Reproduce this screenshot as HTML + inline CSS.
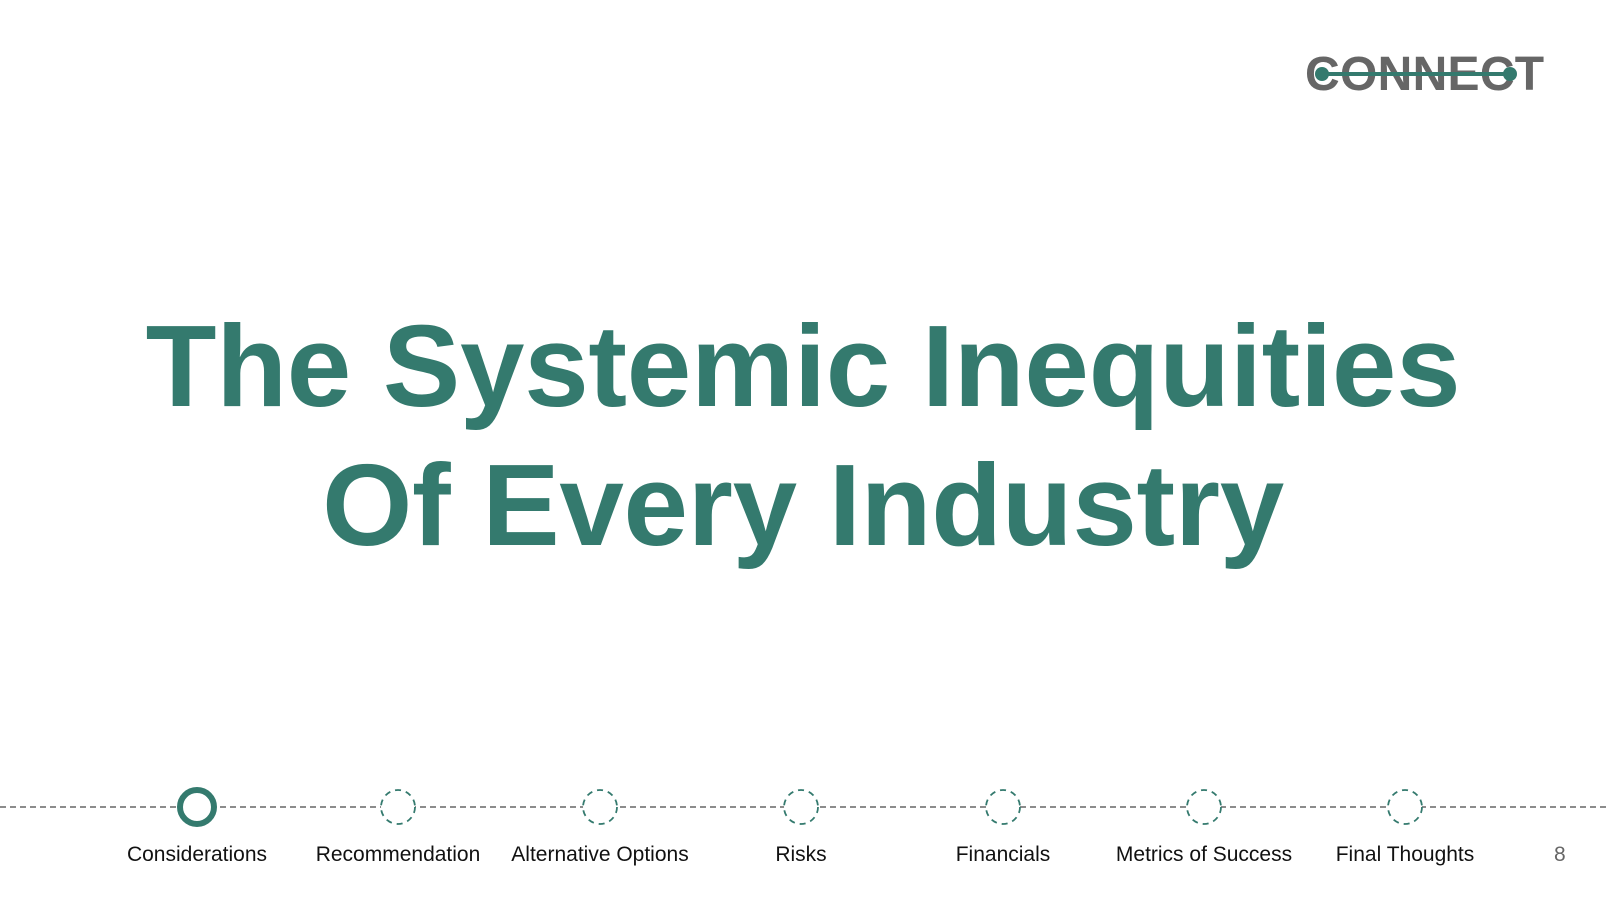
<!DOCTYPE html>
<html><head><meta charset="utf-8"><style>
html,body{margin:0;padding:0;background:#fff;}
body{width:1606px;height:904px;position:relative;overflow:hidden;font-family:"Liberation Sans",sans-serif;}
.title{position:absolute;left:0;width:1606px;text-align:center;color:#347a6e;font-weight:bold;font-size:116px;line-height:1;letter-spacing:-0.3px;}
.lbl{position:absolute;top:843px;width:220px;margin-left:-110px;text-align:center;font-size:21px;color:#111;}
</style></head><body>
<div style="position:absolute;left:1305px;top:50px;width:244px;height:50px;">
<div style="position:absolute;left:0;top:0;font-size:48px;font-weight:bold;color:#666;letter-spacing:0.3px;line-height:50px;">CONNECT</div>
<div style="position:absolute;left:16px;top:22px;width:190px;height:4px;background:#347a6e;"></div>
<div style="position:absolute;left:10px;top:17px;width:14px;height:14px;border-radius:50%;background:#347a6e;"></div>
<div style="position:absolute;left:198px;top:17px;width:14px;height:14px;border-radius:50%;background:#347a6e;"></div>
</div>
<div class="title" style="top:308px;">The Systemic Inequities</div>
<div class="title" style="top:447px;">Of Every Industry</div>
<svg width="1606" height="904" style="position:absolute;left:0;top:0;">
<line x1="0" y1="807" x2="1606" y2="807" stroke="#666" stroke-width="1.5" stroke-dasharray="6,4"/>
<circle cx="197" cy="807" r="17" fill="#fff" stroke="#347a6e" stroke-width="6"/>
<g fill="#fff" stroke="#347a6e" stroke-width="1.8" stroke-dasharray="6,5">
<circle cx="398" cy="807" r="17"/>
<circle cx="600" cy="807" r="17"/>
<circle cx="801" cy="807" r="17"/>
<circle cx="1003" cy="807" r="17"/>
<circle cx="1204" cy="807" r="17"/>
<circle cx="1405" cy="807" r="17"/>
</g></svg>
<div class="lbl" style="left:197px;">Considerations</div>
<div class="lbl" style="left:398px;">Recommendation</div>
<div class="lbl" style="left:600px;">Alternative Options</div>
<div class="lbl" style="left:801px;">Risks</div>
<div class="lbl" style="left:1003px;">Financials</div>
<div class="lbl" style="left:1204px;">Metrics of Success</div>
<div class="lbl" style="left:1405px;">Final Thoughts</div>
<div style="position:absolute;left:1554px;top:843px;font-size:21px;color:#666;">8</div>
</body></html>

• THE TASK:
Transcribe the listing in full and omit the pictures.

• COMPLETED EXERCISE:
Reproduce this screenshot as HTML + inline CSS.
<!DOCTYPE html>
<html><head><meta charset="utf-8"><style>
html,body{margin:0;padding:0;background:#fff;}
body{width:1606px;height:904px;position:relative;overflow:hidden;font-family:"Liberation Sans",sans-serif;}
.title{position:absolute;left:0;width:1606px;text-align:center;color:#347a6e;font-weight:bold;font-size:116px;line-height:1;letter-spacing:-0.3px;}
.lbl{position:absolute;top:843px;width:220px;margin-left:-110px;text-align:center;font-size:21px;color:#111;}
</style></head><body>
<div style="position:absolute;left:1305px;top:50px;width:244px;height:50px;">
<div style="position:absolute;left:0;top:0;font-size:48px;font-weight:bold;color:#666;letter-spacing:0.3px;line-height:50px;">CONNECT</div>
<div style="position:absolute;left:16px;top:22px;width:190px;height:4px;background:#347a6e;"></div>
<div style="position:absolute;left:10px;top:17px;width:14px;height:14px;border-radius:50%;background:#347a6e;"></div>
<div style="position:absolute;left:198px;top:17px;width:14px;height:14px;border-radius:50%;background:#347a6e;"></div>
</div>
<div class="title" style="top:308px;">The Systemic Inequities</div>
<div class="title" style="top:447px;">Of Every Industry</div>
<svg width="1606" height="904" style="position:absolute;left:0;top:0;">
<line x1="0" y1="807" x2="1606" y2="807" stroke="#666" stroke-width="1.5" stroke-dasharray="6,4"/>
<circle cx="197" cy="807" r="17" fill="#fff" stroke="#347a6e" stroke-width="6"/>
<g fill="#fff" stroke="#347a6e" stroke-width="1.8" stroke-dasharray="6,5">
<circle cx="398" cy="807" r="17"/>
<circle cx="600" cy="807" r="17"/>
<circle cx="801" cy="807" r="17"/>
<circle cx="1003" cy="807" r="17"/>
<circle cx="1204" cy="807" r="17"/>
<circle cx="1405" cy="807" r="17"/>
</g></svg>
<div class="lbl" style="left:197px;">Considerations</div>
<div class="lbl" style="left:398px;">Recommendation</div>
<div class="lbl" style="left:600px;">Alternative Options</div>
<div class="lbl" style="left:801px;">Risks</div>
<div class="lbl" style="left:1003px;">Financials</div>
<div class="lbl" style="left:1204px;">Metrics of Success</div>
<div class="lbl" style="left:1405px;">Final Thoughts</div>
<div style="position:absolute;left:1554px;top:843px;font-size:21px;color:#666;">8</div>
</body></html>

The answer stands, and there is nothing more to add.